A single healthy honeybee colony can contain 50,000 or more bees by midsummer. When beekeepers place hives in urban or suburban areas, those managed bees compete directly with wild bees for a limited supply of pollen and nectar. Research in urban ecosystems found a clear negative relationship between honeybee abundance and wild bee species richness. Small wild bee species, which can only forage within a limited range, were hit hardest. As honeybee numbers increased at study sites, white clover pollen was depleted, leaving less for everyone else. High-density beekeeping also increases the risk of transmitting parasites and pathogens to wild populations.
Climate Change Is Squeezing From Both Ends
Bumblebees are cold-adapted insects, and rising temperatures are compressing their habitable range. In theory, warming should allow species to expand northward. In practice, the majority of bumblebee species have failed to colonize new territory beyond their historical northern limits while simultaneously losing ground at their southern edges due to extreme heat events. The range is shrinking from the bottom without growing at the top.
Climate change also disrupts the timing between when flowers bloom and when bees emerge from hibernation. If a bumblebee queen wakes up two weeks before her preferred flowers open, or two weeks after, she may not find enough food to establish a new colony. These mismatches are difficult to observe in real time but compound over years.
Why It Matters for Your Food
Animal pollinators, predominantly bees, contribute to the production of 87 major food crops globally, including almonds, cocoa, coffee, kiwi, watermelon, and many fruits and vegetables. Honeybees alone pollinate over 100 commercial crops in North America. The global economic value of pollination services has been estimated between $235 billion and $577 billion annually, with vegetables and fruits each accounting for roughly $50 billion.
Without bee pollination, an estimated 5 to 8% of global crop production would simply vanish. That number sounds modest until you consider which crops are affected. Almonds are nearly 100% dependent on bee pollination. Blueberries, cherries, apples, and avocados all rely heavily on bees.
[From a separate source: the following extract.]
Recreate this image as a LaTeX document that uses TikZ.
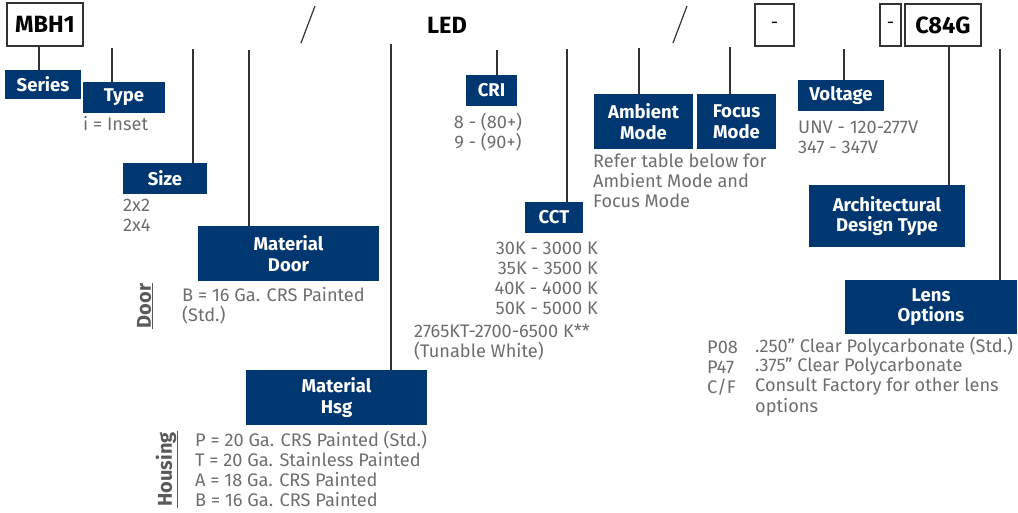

Countries that grow cash crops like coffee, cocoa, and soybeans at scale have an outsized dependence on pollination. The losses wouldn’t be spread evenly; they’d hit specific foods and specific regions hard, driving up prices and reducing availability of some of the most nutritious parts of the human diet.
The bees haven’t gone to one place. They’ve been lost to a web of overlapping pressures: mites carrying viruses, pesticides erasing their navigation, landscapes stripped of floral diversity, a warming climate shrinking their range, and competition between managed and wild species for what’s left. Each factor worsens the others, and reversing the trend requires addressing all of them.